To this time belong the operas Eugene Onegin (1878), The Maid of Orleans (1879), Mazeppa (1883), and The Sorceress (1887); the ballets Swan Lake (1876) and The Sleeping Beauty (1889); the Rococo Variations for Cello and Orchestra (1876) and the Violin Concerto in D Major (1878); the orchestral works Marche Slave (1876), Francesca da Rimini (1876), Symphony no. 4 in F Minor (1877), the overture The Year 1812 (1880), Capriccio Italien (1880), Serenade for string orchestra (1880), Manfred symphony (1885), Symphony no. 5 in E Minor (1888), the fantasy overture Hamlet (1885); and numerous songs. Meanwhile, in 1877, Tchaikovsky, hoping to still the conflicts he felt about his homosexuality, had married Antonina Milyukova, a music student at the Moscow Conservatory who had written to the composer declaring her love for him. The marriage was unhappy from the outset, and the couple soon separated.
From 1887 to 1891 Tchaikovsky made several highly successful concert tours, conducting his own works before large, enthusiastic audiences in the major cities of Europe and the U.S. He composed one of his finest operas, The Queen of Spades, in 1890. Early in 1893 the composer began work on his Symphony no. 6 in B Minor, subsequently titled Pathétique by his brother Modeste. The first performance of the work, given at St. Petersburg on October 28, 1893, under the composer's direction, was indifferently received. Nine days later, November 6, Tchaikovsky died—of cholera, according to official records. Modern scholarship, however, is inclined to credit the story that he committed suicide on the orders of a group of former law school classmates, who feared scandal because an aristocrat had complained to the czar about Tchaikovsky's homosexuality.
Evaluation
Many Tchaikovsky compositions—among them The Nutcracker (ballet and suite, 1891-92), the Piano Concerto no. 2 in G Major (1880), the String Quartet no. 3 in E-flat Minor (1876), and the Trio in A Minor for Violin, Cello, and Piano (1882)—have remained popular with concertgoers. His most popular works are characterized by richly melodic passages in which sections suggestive of profound melancholy frequently alternate with dancelike movements derived from folk music. Like his contemporary, the Russian composer Nikolay Rimsky-Korsakov, Tchaikovsky was an exceptionally gifted orchestrator; his ballet scores in particular contain many striking effects of orchestral coloration. His symphonic works, popular for their melodic content, are also strong (and often unappreciated) in their abstract thematic development. In his best operas, such as Eugene Onegin and The Queen of Spades, he used highly suggestive melodic passages to depict a dramatic situation concisely and with poignant effect.

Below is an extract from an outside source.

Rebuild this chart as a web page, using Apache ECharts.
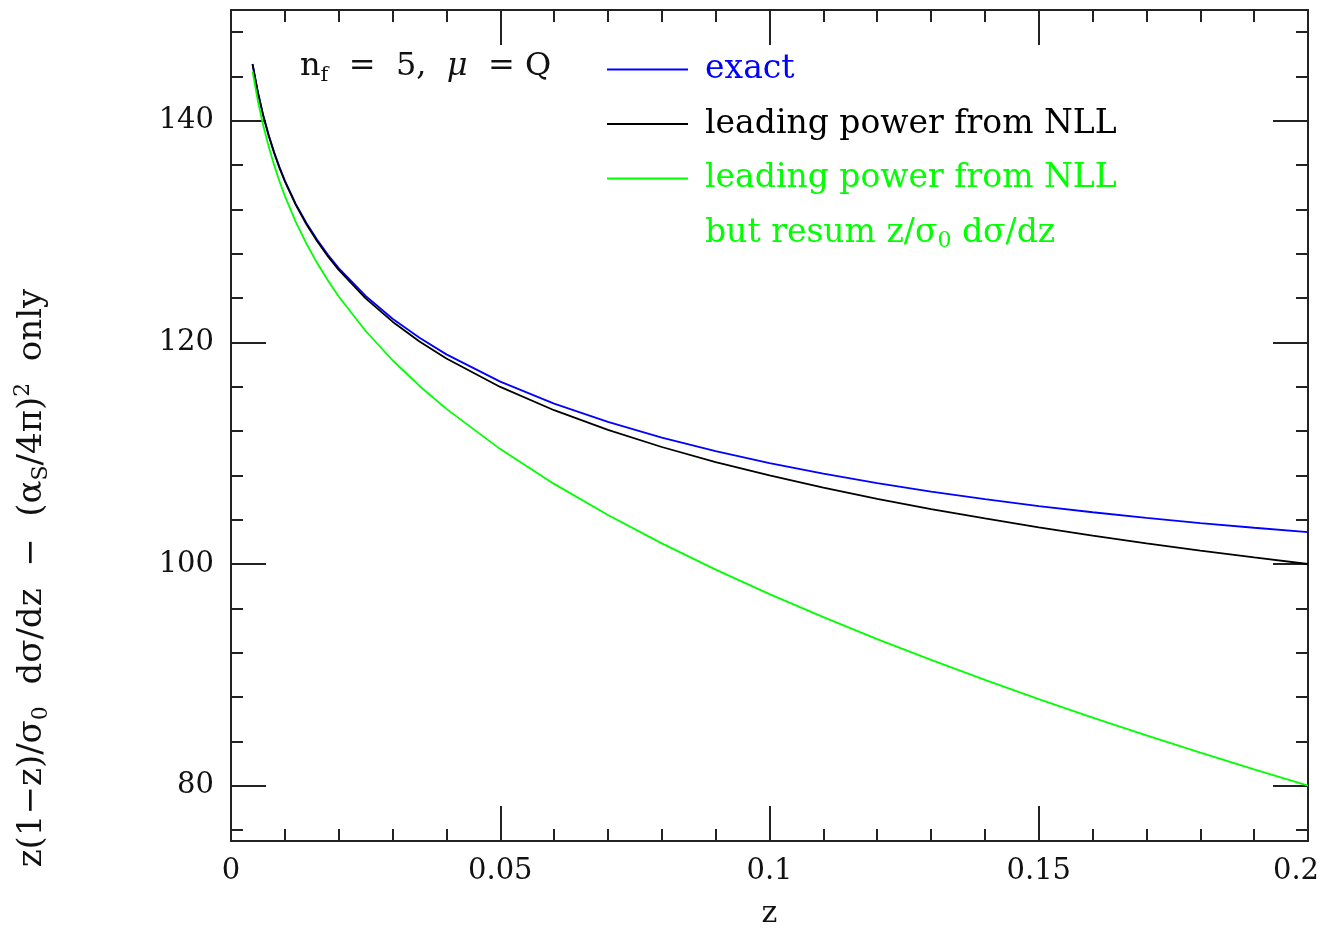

His ballets, notably Swan Lake and The Sleeping Beauty, have never been surpassed for their melodic intensity and instrumental brilliance. Composed in close collaboration with the choreographer Marius Petipa, they represent virtually the first use of serious dramatic music for the dance since the operatic ballet of the German composer Christoph Willibald Gluck. Tchaikovsky also extended the range of the symphonic poem, and his works in this genre, including Romeo and Juliet and Hamlet, are notable for their richly melodic evocation of the moods of the literary works on which they are based.